*** RECORDS PROVIDED ***

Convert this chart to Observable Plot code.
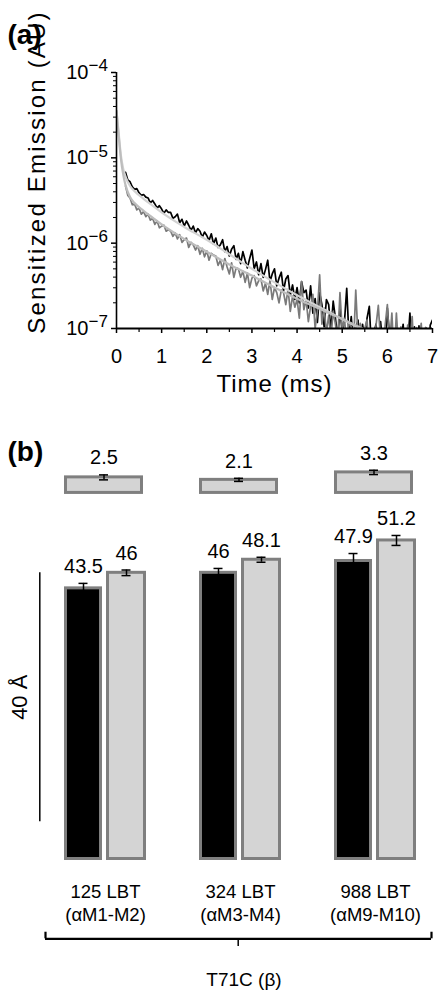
<!DOCTYPE html>
<html>
<head>
<meta charset="utf-8">
<script src="https://cdn.jsdelivr.net/npm/d3@7"></script>
<script src="https://cdn.jsdelivr.net/npm/@observablehq/plot@0.6"></script>
<style>
  html, body { margin: 0; padding: 0; background: #fff; }
  #chart { width: 448px; }
  #chart svg { display: block; }
</style>
</head>
<body>
<div id="chart"></div>
<script>
// ---------------- Panel (a): sensitized emission decay ----------------
// Samples are evenly spaced in time starting at sampleStart (ms).
const sampleStart = 0.2;
const sampleStep = 0.05;
// log10 of emission (AU)
const blackLogEmission = [
  -5.17,-5.26,-5.28,-5.34,-5.37,-5.36,-5.41,-5.44,-5.43,-5.46,
  -5.47,-5.53,-5.50,-5.54,-5.59,-5.56,-5.60,-5.65,-5.61,-5.64,
  -5.64,-5.71,-5.69,-5.66,-5.76,-5.72,-5.80,-5.74,-5.79,-5.85,
  -5.80,-5.88,-5.83,-5.86,-5.93,-5.87,-5.91,-5.97,-5.89,-6.01,
  -5.94,-6.05,-6.02,-5.96,-6.10,-6.04,-6.15,-6.07,-6.03,-6.19,
  -6.12,-6.24,-6.10,-6.20,-6.29,-6.18,-6.08,-6.30,-6.22,-6.37,
  -6.24,-6.40,-6.31,-6.20,-6.45,-6.36,-6.30,-6.50,-6.41,-6.34,
  -6.56,-6.42,-6.38,-6.61,-6.49,-6.66,-6.52,-6.70,-6.45,-6.58,
  -6.55,-6.76,-6.50,-6.82,-6.65,-6.93,-6.58,-6.72,-6.98,-6.66,
  -6.72,-7.02,-6.68,-6.88,-7.12,-6.76,-7.05,-6.92,-6.53,-7.10,
  -6.86,-7.20,-7.02,-6.90,-7.28,-6.95,-7.12,-6.88,-6.74,-7.25,
  -7.05,-6.95,-7.32,-6.92,-7.18,-7.30,-6.76,-7.10,-6.96,-7.35,
  -6.97,-7.30,-7.15,-6.95,-7.38,-7.20,-6.82,-7.30,-6.98,-7.40,
  -6.97,-7.30,-7.12,-6.99,-7.35,-6.96,-6.90
];
const grayLogEmission = [
  -5.33,-5.44,-5.47,-5.55,-5.54,-5.61,-5.59,-5.66,-5.63,-5.69,
  -5.66,-5.73,-5.71,-5.78,-5.74,-5.82,-5.80,-5.79,-5.86,-5.84,
  -5.86,-5.92,-5.88,-5.95,-5.90,-5.99,-5.96,-5.94,-6.05,-5.99,
  -6.02,-6.08,-6.03,-6.13,-6.06,-6.16,-6.09,-6.20,-6.12,-6.14,
  -6.15,-6.26,-6.20,-6.31,-6.18,-6.28,-6.36,-6.23,-6.40,-6.29,
  -6.30,-6.40,-6.33,-6.46,-6.35,-6.52,-6.41,-6.38,-6.50,-6.44,
  -6.42,-6.56,-6.47,-6.60,-6.44,-6.66,-6.52,-6.58,-6.70,-6.55,
  -6.58,-6.72,-6.54,-6.80,-6.62,-6.75,-6.66,-6.88,-6.45,-6.78,
  -6.66,-6.92,-6.74,-6.60,-7.00,-6.80,-6.37,-6.95,-6.76,-7.05,
  -6.85,-7.10,-6.80,-6.95,-7.15,-6.58,-7.02,-6.88,-7.20,-6.92,
  -6.98,-7.20,-6.55,-7.10,-6.94,-7.25,-7.00,-6.90,-7.30,-7.05,
  -7.20,-6.96,-6.73,-7.15,-7.30,-6.97,-6.72,-7.20,-6.82,-7.35,
  -6.82,-7.25,-6.98,-7.10,-7.35,-6.96,-7.20,-6.86,-7.40,-6.99,
  -7.20,-6.94,-7.35,-6.99,-7.25,-7.40,-7.35
];
// fitted decays (time in ms, log10 emission)
const blackFitTime = [0, 0.05, 0.1, 0.15, 0.2, 0.3, 0.4, 0.6, 0.8, 1.0, 1.5, 2.0, 2.5, 3.0, 3.5, 4.0, 4.5, 5.0, 5.4];
const blackFitLog  = [-4.45, -4.72, -4.98, -5.13, -5.22, -5.33, -5.39, -5.48, -5.56, -5.64, -5.81, -5.96, -6.13, -6.30, -6.46, -6.61, -6.75, -6.89, -7.0];
const grayFitTime  = [0, 0.05, 0.1, 0.15, 0.2, 0.3, 0.4, 0.6, 0.8, 1.0, 1.5, 2.0, 2.5, 3.0, 3.5, 4.0, 4.5, 5.0, 5.45];
const grayFitLog   = [-4.45, -4.75, -5.02, -5.20, -5.32, -5.46, -5.53, -5.62, -5.70, -5.78, -5.95, -6.10, -6.25, -6.38, -6.52, -6.65, -6.77, -6.89, -7.0];

const xTicks = [0, 1, 2, 3, 4, 5, 6, 7];
const xMinorTicks = [0.5, 1.5, 2.5, 3.5, 4.5, 5.5, 6.5];
const yTicks = [1e-4, 1e-5, 1e-6, 1e-7];
const yTickBase = ["10", "10", "10", "10"];
const yTickExponents = ["\u22124", "\u22125", "\u22126", "\u22127"];
const xLabelA = "Time (ms)";
const yLabelA = "Sensitized Emission (AU)";

// ---------------- Panel (b): distances ----------------
const categories = ["125 LBT", "324 LBT", "988 LBT"];
const regions = ["(\u03b1M1-M2)", "(\u03b1M3-M4)", "(\u03b1M9-M10)"];
const distanceBlack = [43.5, 46, 47.9];
const errorBlack = [0.8, 0.7, 1.2];
const distanceGray = [46, 48.1, 51.2];
const errorGray = [0.45, 0.4, 0.8];
const distanceChange = [2.5, 2.1, 3.3];
const errorChange = [0.4, 0.25, 0.35];
const scaleBarLength = [40];
const scaleBarLabel = "40 \u00c5";
const groupLabel = "T71C (\u03b2)";

// ---------- build tables ----------
const blackPoints = blackLogEmission.map((e, i) => ({t: sampleStart + i * sampleStep, v: 10 ** e}));
const grayPoints = grayLogEmission.map((e, i) => ({t: sampleStart + i * sampleStep, v: 10 ** e}));
const blackFit = blackFitTime.map((t, i) => ({t, v: 10 ** blackFitLog[i]}));
const grayFit = grayFitTime.map((t, i) => ({t, v: 10 ** grayFitLog[i]}));
const yMinorTicks = [-7, -6, -5].flatMap(k => [2, 3, 4, 5, 6, 7, 8, 9].map(m => m * 10 ** k));
const yTickRows = yTicks.map((v, i) => ({v, base: yTickBase[i], exp: yTickExponents[i]}));

const FONT = "'Liberation Sans', Arial, Helvetica, sans-serif";

const plotA = Plot.plot({
  width: 448, height: 400,
  marginLeft: 116, marginRight: 16, marginTop: 72, marginBottom: 72,
  x: {domain: [0, 7], axis: null},
  y: {type: "log", domain: [1e-7, 1e-4], axis: null},
  style: {fontFamily: FONT, color: "#000", background: "#fff", overflow: "visible"},
  marks: [
    Plot.line(blackPoints, {x: "t", y: "v", stroke: "#000", strokeWidth: 1.7, clip: true}),
    Plot.line(grayPoints, {x: "t", y: "v", stroke: "#7a7a7a", strokeWidth: 1.7, clip: true}),
    Plot.line(blackFit, {x: "t", y: "v", stroke: "#d2d2d2", strokeWidth: 2.2, curve: "monotone-x", clip: true}),
    Plot.line(grayFit, {x: "t", y: "v", stroke: "#bdbdbd", strokeWidth: 2.2, curve: "monotone-x", clip: true}),
    Plot.ruleX([0], {stroke: "#000", strokeWidth: 1.6}),
    Plot.ruleY([1e-7], {stroke: "#000", strokeWidth: 2}),
    Plot.axisX(xTicks, {anchor: "bottom", tickSize: 5, tickPadding: 15, fontSize: 20, label: null, tickFormat: d => String(d), strokeWidth: 1.5}),
    Plot.axisX(xMinorTicks, {anchor: "bottom", tickSize: 4, tickFormat: () => "", label: null, strokeWidth: 1.2}),
    Plot.axisY(yTicks, {anchor: "left", tickSize: 5, tickFormat: () => "", label: null, strokeWidth: 1.5}),
    Plot.axisY(yMinorTicks, {anchor: "left", tickSize: 3, tickFormat: () => "", label: null, strokeWidth: 1}),
    Plot.text(yTickRows, {x: () => 0, y: "v", text: "base", textAnchor: "end", dx: -28, fontSize: 20}),
    Plot.text(yTickRows, {x: () => 0, y: "v", text: "exp", textAnchor: "start", dx: -28, dy: -6.5, fontSize: 17}),
    Plot.text([xLabelA], {frameAnchor: "bottom", textAnchor: "middle", dy: 63.5, fontSize: 24}),
    Plot.text([yLabelA], {frameAnchor: "left", textAnchor: "middle", rotate: -90, dx: -78.7, dy: -28.5, fontSize: 24}),
    Plot.text(["(a)"], {frameAnchor: "top-left", textAnchor: "start", dx: -109, dy: -48, fontSize: 28, fontWeight: "bold"})
  ]
});

const rows = categories.map((c, i) => ({
  cat: c,
  black: distanceBlack[i], eb: errorBlack[i],
  gray: distanceGray[i], eg: errorGray[i],
  diff: distanceChange[i], ed: errorChange[i]
}));
const regionByCategory = new Map(categories.map((c, i) => [c, regions[i]]));

// layout constants for panel (b) annotations (in Å along the y scale)
const DIFF_BASE = 58.84;
const SCALE_BAR_BASE = 6.0;
const BRACKET_Y = -12.83;
const BRACKET_TIP = -11.77;
const BRACKET_NOTCH = -14.07;
const GROUP_LABEL_Y = -19.5;
const BAR_STROKE = "#7f7f7f";
const LIGHT = "#d4d4d4";

const plotB = Plot.plot({
  width: 448, height: 599,
  marginLeft: 64, marginRight: 32, marginTop: 23, marginBottom: 140.5,
  x: {domain: categories, paddingInner: 0.3926, paddingOuter: 0, axis: null},
  y: {domain: [0, 70], axis: null},
  style: {fontFamily: FONT, color: "#000", background: "#fff", overflow: "visible"},
  marks: [
    // main bars
    Plot.barY(rows, {x: "cat", y: "black", fill: "#000", stroke: BAR_STROKE, strokeWidth: 3, insetLeft: 1.5, insetRight: 45.5}),
    Plot.barY(rows, {x: "cat", y: "gray", fill: LIGHT, stroke: BAR_STROKE, strokeWidth: 3, insetLeft: 43.5, insetRight: 1.5}),
    // difference bars
    Plot.barY(rows, {x: "cat", y1: () => DIFF_BASE, y2: d => DIFF_BASE + d.diff, fill: LIGHT, stroke: BAR_STROKE, strokeWidth: 3, insetLeft: 1.5, insetRight: 4.5}),
    // error bars
    Plot.ruleX(rows, {x: "cat", y1: d => d.black - d.eb, y2: d => d.black + d.eb, dx: -22, stroke: "#000", strokeWidth: 1.5}),
    Plot.tickY(rows, {x: "cat", y: d => d.black + d.eb, insetLeft: 14.5, insetRight: 58.5, stroke: "#000", strokeWidth: 1.5}),
    Plot.ruleX(rows, {x: "cat", y1: d => d.gray - d.eg, y2: d => d.gray + d.eg, dx: 21, stroke: "#000", strokeWidth: 1.5}),
    Plot.tickY(rows, {x: "cat", y: d => d.gray + d.eg, insetLeft: 57.5, insetRight: 15.5, stroke: "#000", strokeWidth: 1.5}),
    Plot.tickY(rows, {x: "cat", y: d => d.gray - d.eg, insetLeft: 57.5, insetRight: 15.5, stroke: "#000", strokeWidth: 1.5}),
    Plot.ruleX(rows, {x: "cat", y1: d => DIFF_BASE + d.diff - d.ed, y2: d => DIFF_BASE + d.diff + d.ed, dx: -1.5, stroke: "#000", strokeWidth: 1.5}),
    Plot.tickY(rows, {x: "cat", y: d => DIFF_BASE + d.diff + d.ed, insetLeft: 35, insetRight: 38, stroke: "#000", strokeWidth: 1.5}),
    Plot.tickY(rows, {x: "cat", y: d => DIFF_BASE + d.diff - d.ed, insetLeft: 35, insetRight: 38, stroke: "#000", strokeWidth: 1.5}),
    // value labels
    Plot.text(rows, {x: "cat", y: d => d.black + d.eb, text: d => String(d.black), dx: -22, dy: -16.5, fontSize: 20}),
    Plot.text(rows, {x: "cat", y: d => d.gray + d.eg, text: d => String(d.gray), dx: 21, dy: -16.5, fontSize: 20}),
    Plot.text(rows, {x: "cat", y: d => DIFF_BASE + d.diff + d.ed, text: d => String(d.diff), dx: -1.5, dy: -17, fontSize: 20}),
    // category axis
    Plot.axisX({anchor: "bottom", tickSize: 0, tickPadding: 23.2, fontSize: 18.5, lineHeight: 1.23, label: null,
      tickFormat: d => `${d}\n${regionByCategory.get(d)}`}),
    // 40 Å scale bar
    Plot.ruleX(scaleBarLength, {x: () => categories[0], y1: () => SCALE_BAR_BASE, y2: d => SCALE_BAR_BASE + d, dx: -65.7, stroke: "#000", strokeWidth: 1.5}),
    Plot.text(scaleBarLength, {x: () => categories[0], y: d => SCALE_BAR_BASE + d / 2, text: () => scaleBarLabel, rotate: -90, dx: -86, fontSize: 22}),
    // bracket under the groups
    Plot.ruleY([BRACKET_Y], {insetLeft: -19, insetRight: -15, stroke: "#000", strokeWidth: 2.2}),
    Plot.ruleX([categories[0]], {x: d => d, y1: () => BRACKET_Y, y2: () => BRACKET_TIP, dx: -60, stroke: "#000", strokeWidth: 2.2}),
    Plot.ruleX([categories[2]], {x: d => d, y1: () => BRACKET_Y, y2: () => BRACKET_TIP, dx: 56, stroke: "#000", strokeWidth: 2.2}),
    Plot.ruleX([categories[1]], {x: d => d, y1: () => BRACKET_Y, y2: () => BRACKET_NOTCH, dx: -2.3, stroke: "#000", strokeWidth: 1.5}),
    Plot.text([groupLabel], {x: () => categories[1], y: () => GROUP_LABEL_Y, dx: 3.5, fontSize: 19}),
    Plot.text(["(b)"], {frameAnchor: "top-left", textAnchor: "start", dx: -57, dy: 18, fontSize: 28, fontWeight: "bold"})
  ]
});

const chart = document.getElementById("chart");
chart.appendChild(plotA);
chart.appendChild(plotB);

// stretch the axis titles along their length, as in the reference
d3.select(plotA).selectAll("text")
  .filter(function () { return this.textContent === yLabelA; })
  .style("letter-spacing", "2.2px");
d3.select(plotA).selectAll("text")
  .filter(function () { return this.textContent === xLabelA; })
  .style("letter-spacing", "1px");
</script>
</body>
</html>
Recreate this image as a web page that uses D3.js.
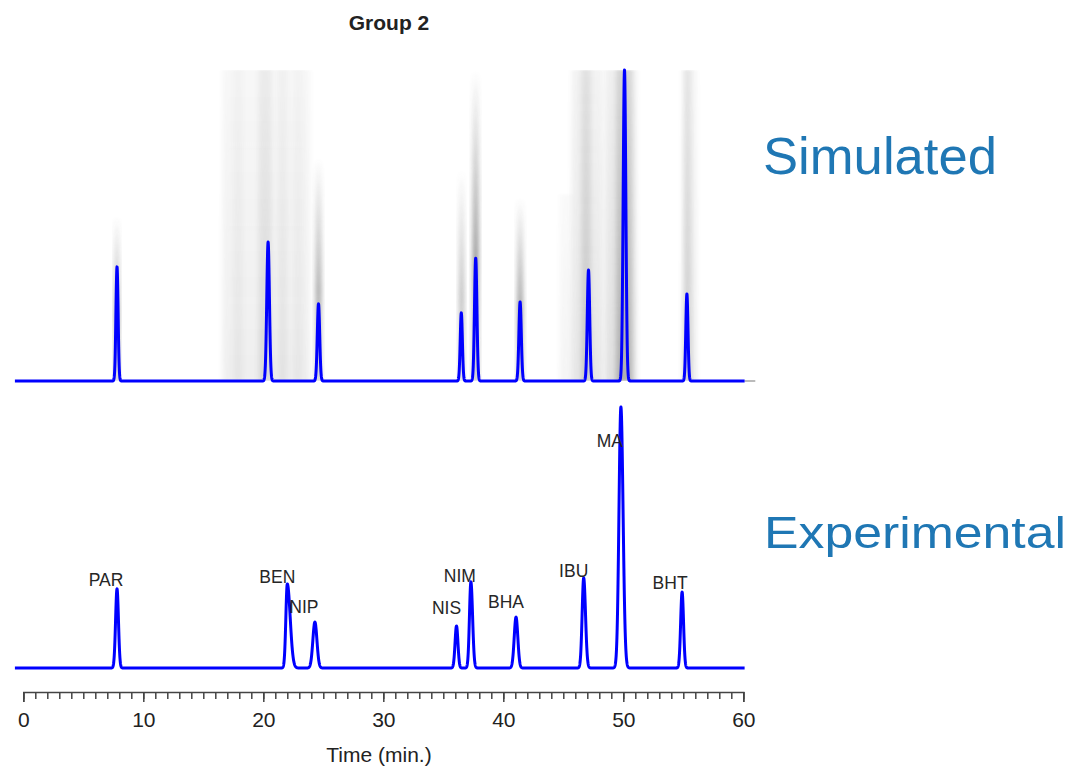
<!DOCTYPE html>
<html><head><meta charset="utf-8">
<script src="https://cdn.jsdelivr.net/npm/d3@7"></script>
<style>
body{margin:0;background:#fff}
text{font-family:"Liberation Sans",Arial,Helvetica,sans-serif}
</style></head>
<body><svg id="c" width="1073" height="768"></svg>
<script>
// ---------------- data ----------------
const compounds   = ["PAR","BEN","NIP","NIS","NIM","BHA","IBU","MA","BHT"];
// simulated chromatogram peaks (time in min, relative height, peak sigma in min)
const simTime     = [7.81, 20.4, 24.6, 36.5, 37.7, 41.4, 47.1, 50.1, 55.3];
const simHeight   = [0.367, 0.447, 0.248, 0.219, 0.395, 0.254, 0.357, 1.0, 0.28];
const simSigma    = [0.09, 0.11, 0.10, 0.09, 0.10, 0.10, 0.10, 0.11, 0.09];
// experimental chromatogram peaks
const expTime     = [7.81, 22.0, 24.3, 36.1, 37.3, 41.06, 46.7, 49.8, 54.9];
const expHeight   = [0.303, 0.322, 0.176, 0.161, 0.33, 0.195, 0.345, 1.0, 0.291];
const expSigmaL   = [0.12, 0.12, 0.17, 0.12, 0.12, 0.15, 0.13, 0.16, 0.12];
const expSigmaR   = [0.12, 0.24, 0.17, 0.12, 0.14, 0.15, 0.15, 0.18, 0.12];
// grey uncertainty streaks in the simulated panel
const streakStart = [7.6, 16.6, 17.5, 19.6, 21.2, 22.5, 24.35, 36.3, 37.45, 41.15, 44.7, 45.7, 46.5, 48.5, 49.4, 54.9, 55.1];
const streakEnd   = [8.0, 23.9, 18.3, 20.7, 22.0, 23.3, 24.85, 36.75, 37.95, 41.65, 45.7, 48.3, 47.3, 51.1, 50.7, 56.1, 55.6];
const streakTop   = [0.53, 1, 1, 1, 1, 1, 0.72, 0.68, 1, 0.59, 0.6, 1, 1, 1, 1, 1, 1];
const streakShade = [0.5, 0.09, 0.06, 0.14, 0.08, 0.05, 0.45, 0.35, 0.55, 0.5, 0.06, 0.14, 0.22, 0.18, 0.35, 0.12, 0.22];
const streakKind  = ["fade","band","band","band","band","band","fade","fade","fade","fade","band","band","band","band","band","band","band"];
const majorTicks  = [0, 10, 20, 30, 40, 50, 60];
const minorTicks  = d3.range(0, 61, 1);
// label placement relative to experimental peak apex (px)
const labelOffset = [[-11,-3],[-10,-1],[-11,-9],[-10,-12],[-11,0],[-10,-9],[-10,-1],[-11,40],[-12,-3]];

// ---------------- layout ----------------
const svg = d3.select("#c");
const x = d3.scaleLinear().domain([0, 60]).range([23.3, 743.3]);
const yTop = d3.scaleLinear().domain([0, 1]).range([381, 70]);
const yBot = d3.scaleLinear().domain([0, 1]).range([668, 407]);
const blue = "#0000ff";

const defs = svg.append("defs");
const gFade = defs.append("linearGradient").attr("id","fade").attr("x1",0).attr("y1",1).attr("x2",0).attr("y2",0);
gFade.append("stop").attr("offset",0).attr("stop-color","#444").attr("stop-opacity",0.55);
gFade.append("stop").attr("offset",0.4).attr("stop-color","#444").attr("stop-opacity",1);
gFade.append("stop").attr("offset",1).attr("stop-color","#444").attr("stop-opacity",0);
const gBand = defs.append("linearGradient").attr("id","band").attr("x1",0).attr("y1",1).attr("x2",0).attr("y2",0);
gBand.append("stop").attr("offset",0).attr("stop-color","#555").attr("stop-opacity",1);
gBand.append("stop").attr("offset",0.5).attr("stop-color","#555").attr("stop-opacity",0.75);
gBand.append("stop").attr("offset",1).attr("stop-color","#555").attr("stop-opacity",0.5);
defs.append("filter").attr("id","blur").attr("x","-50%").attr("width","200%")
  .append("feGaussianBlur").attr("stdDeviation","2.5 1");
defs.append("clipPath").attr("id","topclip").append("rect")
  .attr("x",0).attr("y",yTop(1)).attr("width",770).attr("height",yTop(0)-yTop(1));

// title
svg.append("text").attr("x",389).attr("y",30).attr("text-anchor","middle")
  .attr("font-size",21).attr("font-weight","bold").attr("fill","#222").text("Group 2");

// streaks
const sg = svg.append("g").attr("clip-path","url(#topclip)");
sg.selectAll("rect").data(streakStart).join("rect")
  .attr("x",(d,i)=>x(d)).attr("width",(d,i)=>x(streakEnd[i])-x(d))
  .attr("y",(d,i)=>yTop(streakTop[i])).attr("height",(d,i)=>yTop(0)-yTop(streakTop[i]))
  .attr("fill",(d,i)=>`url(#${streakKind[i]})`).attr("opacity",(d,i)=>streakShade[i])
  .attr("filter","url(#blur)");

// chromatogram curves built from the peak tables
const grid = d3.range(-0.7, 60.12, 0.01);
function simVal(t){let s=0;for(let i=0;i<simTime.length;i++){const z=(t-simTime[i])/simSigma[i];s+=simHeight[i]*Math.exp(-0.5*z*z);}return s;}
function expVal(t){let s=0;for(let i=0;i<expTime.length;i++){const sg=t<expTime[i]?expSigmaL[i]:expSigmaR[i];const z=(t-expTime[i])/sg;s+=expHeight[i]*Math.exp(-0.5*z*z);}return s;}

svg.append("line").attr("x1",x(60.1)).attr("x2",x(61)).attr("y1",yTop(0)).attr("y2",yTop(0))
  .attr("stroke","#bbb").attr("stroke-width",2);

svg.append("path").datum(grid)
  .attr("d", d3.line().x(t=>x(t)).y(t=>yTop(simVal(t))))
  .attr("fill","none").attr("stroke",blue).attr("stroke-width",3).attr("stroke-linejoin","round");
svg.append("path").datum(grid)
  .attr("d", d3.line().x(t=>x(t)).y(t=>yBot(expVal(t))))
  .attr("fill","none").attr("stroke",blue).attr("stroke-width",3).attr("stroke-linejoin","round");

// peak labels
svg.append("g").selectAll("text").data(compounds).join("text")
  .attr("x",(d,i)=>x(expTime[i])+labelOffset[i][0])
  .attr("y",(d,i)=>yBot(expHeight[i])+labelOffset[i][1])
  .attr("text-anchor","middle").attr("font-size",17.5).attr("fill","#262626").text(d=>d);

// axis
const axY = 692;
const minorAxis = svg.append("g").attr("transform",`translate(0,${axY})`)
  .call(d3.axisBottom(x).tickValues(minorTicks).tickSize(7).tickSizeOuter(10).tickFormat(""));
const majorAxis = svg.append("g").attr("transform",`translate(0,${axY})`)
  .call(d3.axisBottom(x).tickValues(majorTicks).tickSize(10).tickSizeOuter(10));
[minorAxis, majorAxis].forEach(g=>{
  g.selectAll("path,line").attr("stroke","#444").attr("stroke-width",1.5);
});
majorAxis.select(".domain").remove();
minorAxis.selectAll("text").remove();
majorAxis.selectAll("text").attr("y",35).attr("dy",0).attr("font-size",21)
  .attr("fill","#222").attr("font-family","'Liberation Sans',Arial,sans-serif");

svg.append("text").attr("x",379).attr("y",762).attr("text-anchor","middle")
  .attr("font-size",21).attr("fill","#222").text("Time (min.)");

// panel names
svg.append("text").attr("x",763).attr("y",174).attr("font-size",52)
  .attr("textLength",234).attr("lengthAdjust","spacingAndGlyphs")
  .attr("fill","#1f77b4").text("Simulated");
svg.append("text").attr("x",764).attr("y",548).attr("font-size",45)
  .attr("textLength",302).attr("lengthAdjust","spacingAndGlyphs")
  .attr("fill","#1f77b4").text("Experimental");
</script></body></html>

***

— WHAT YOU WILL DO —
Where a line holds "chart", copy that line.

— PROBLEM SOLUTION —
Convert this chart to Observable Plot code.
  #chart { width: 448px; }
  #chart svg { display: block; }
<div id="chart"></div>
const chart = document.getElementById("chart");
chart.appendChild(plotA);
chart.appendChild(plotB);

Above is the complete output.